Given instruction »
Reproduce the listing exactly and skip over any pictures.

Start of Supplied material

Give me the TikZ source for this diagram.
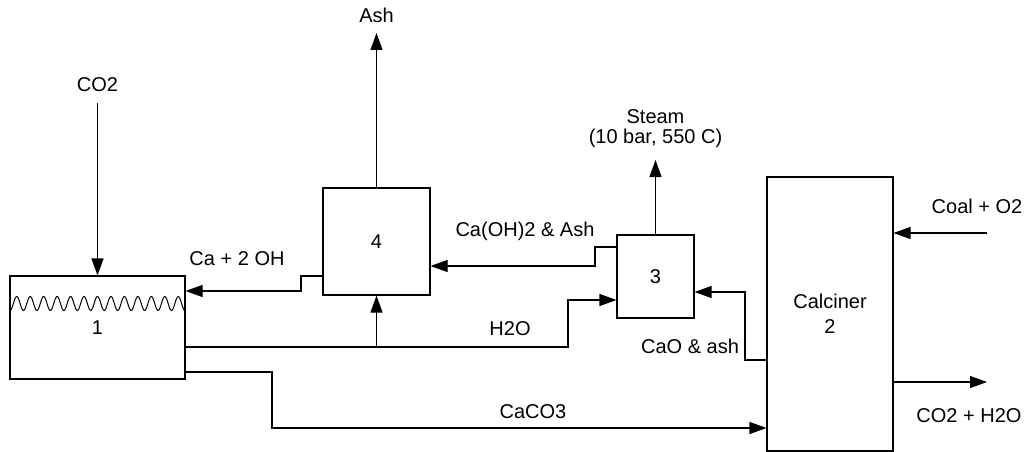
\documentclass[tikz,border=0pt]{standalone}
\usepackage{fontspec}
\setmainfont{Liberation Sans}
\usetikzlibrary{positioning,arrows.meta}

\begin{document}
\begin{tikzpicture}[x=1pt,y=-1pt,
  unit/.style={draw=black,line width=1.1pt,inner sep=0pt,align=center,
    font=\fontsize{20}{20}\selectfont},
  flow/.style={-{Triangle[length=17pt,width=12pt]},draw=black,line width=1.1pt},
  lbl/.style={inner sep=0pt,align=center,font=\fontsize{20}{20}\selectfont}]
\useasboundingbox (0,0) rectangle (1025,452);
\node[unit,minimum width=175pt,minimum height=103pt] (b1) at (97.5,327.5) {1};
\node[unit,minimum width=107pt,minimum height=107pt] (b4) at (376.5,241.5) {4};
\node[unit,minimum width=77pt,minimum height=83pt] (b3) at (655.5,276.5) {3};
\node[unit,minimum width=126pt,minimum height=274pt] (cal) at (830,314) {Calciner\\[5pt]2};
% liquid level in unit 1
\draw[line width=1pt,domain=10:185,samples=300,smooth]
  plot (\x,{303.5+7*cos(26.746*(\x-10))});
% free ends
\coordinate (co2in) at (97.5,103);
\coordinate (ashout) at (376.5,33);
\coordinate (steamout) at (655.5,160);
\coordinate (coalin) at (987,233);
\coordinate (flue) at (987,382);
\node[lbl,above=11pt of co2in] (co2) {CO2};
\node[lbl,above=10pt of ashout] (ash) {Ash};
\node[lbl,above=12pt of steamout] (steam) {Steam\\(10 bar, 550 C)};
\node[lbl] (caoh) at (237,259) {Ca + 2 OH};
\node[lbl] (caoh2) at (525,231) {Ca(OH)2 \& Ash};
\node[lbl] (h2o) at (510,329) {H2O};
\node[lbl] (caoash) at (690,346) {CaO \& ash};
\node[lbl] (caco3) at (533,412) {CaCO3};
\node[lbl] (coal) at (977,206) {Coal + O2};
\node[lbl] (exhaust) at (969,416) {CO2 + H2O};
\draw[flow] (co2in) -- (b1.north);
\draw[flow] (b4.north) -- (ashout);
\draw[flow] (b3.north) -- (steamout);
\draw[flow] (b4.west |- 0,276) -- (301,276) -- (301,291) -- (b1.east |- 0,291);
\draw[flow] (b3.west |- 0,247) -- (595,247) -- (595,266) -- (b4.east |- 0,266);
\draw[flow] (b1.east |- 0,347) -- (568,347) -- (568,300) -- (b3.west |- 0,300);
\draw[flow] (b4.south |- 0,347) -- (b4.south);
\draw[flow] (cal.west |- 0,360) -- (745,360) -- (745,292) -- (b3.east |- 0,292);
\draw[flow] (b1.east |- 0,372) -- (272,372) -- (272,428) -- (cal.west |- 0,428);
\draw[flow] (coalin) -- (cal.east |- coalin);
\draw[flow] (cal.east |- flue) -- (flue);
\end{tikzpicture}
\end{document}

End of Supplied material

Full response »
Give me the TikZ source for this diagram.
\documentclass[tikz,border=0pt]{standalone}
\usepackage{fontspec}
\setmainfont{Liberation Sans}
\usetikzlibrary{positioning,arrows.meta}

\begin{document}
\begin{tikzpicture}[x=1pt,y=-1pt,
  unit/.style={draw=black,line width=1.1pt,inner sep=0pt,align=center,
    font=\fontsize{20}{20}\selectfont},
  flow/.style={-{Triangle[length=17pt,width=12pt]},draw=black,line width=1.1pt},
  lbl/.style={inner sep=0pt,align=center,font=\fontsize{20}{20}\selectfont}]
\useasboundingbox (0,0) rectangle (1025,452);
\node[unit,minimum width=175pt,minimum height=103pt] (b1) at (97.5,327.5) {1};
\node[unit,minimum width=107pt,minimum height=107pt] (b4) at (376.5,241.5) {4};
\node[unit,minimum width=77pt,minimum height=83pt] (b3) at (655.5,276.5) {3};
\node[unit,minimum width=126pt,minimum height=274pt] (cal) at (830,314) {Calciner\\[5pt]2};
% liquid level in unit 1
\draw[line width=1pt,domain=10:185,samples=300,smooth]
  plot (\x,{303.5+7*cos(26.746*(\x-10))});
% free ends
\coordinate (co2in) at (97.5,103);
\coordinate (ashout) at (376.5,33);
\coordinate (steamout) at (655.5,160);
\coordinate (coalin) at (987,233);
\coordinate (flue) at (987,382);
\node[lbl,above=11pt of co2in] (co2) {CO2};
\node[lbl,above=10pt of ashout] (ash) {Ash};
\node[lbl,above=12pt of steamout] (steam) {Steam\\(10 bar, 550 C)};
\node[lbl] (caoh) at (237,259) {Ca + 2 OH};
\node[lbl] (caoh2) at (525,231) {Ca(OH)2 \& Ash};
\node[lbl] (h2o) at (510,329) {H2O};
\node[lbl] (caoash) at (690,346) {CaO \& ash};
\node[lbl] (caco3) at (533,412) {CaCO3};
\node[lbl] (coal) at (977,206) {Coal + O2};
\node[lbl] (exhaust) at (969,416) {CO2 + H2O};
\draw[flow] (co2in) -- (b1.north);
\draw[flow] (b4.north) -- (ashout);
\draw[flow] (b3.north) -- (steamout);
\draw[flow] (b4.west |- 0,276) -- (301,276) -- (301,291) -- (b1.east |- 0,291);
\draw[flow] (b3.west |- 0,247) -- (595,247) -- (595,266) -- (b4.east |- 0,266);
\draw[flow] (b1.east |- 0,347) -- (568,347) -- (568,300) -- (b3.west |- 0,300);
\draw[flow] (b4.south |- 0,347) -- (b4.south);
\draw[flow] (cal.west |- 0,360) -- (745,360) -- (745,292) -- (b3.east |- 0,292);
\draw[flow] (b1.east |- 0,372) -- (272,372) -- (272,428) -- (cal.west |- 0,428);
\draw[flow] (coalin) -- (cal.east |- coalin);
\draw[flow] (cal.east |- flue) -- (flue);
\end{tikzpicture}
\end{document}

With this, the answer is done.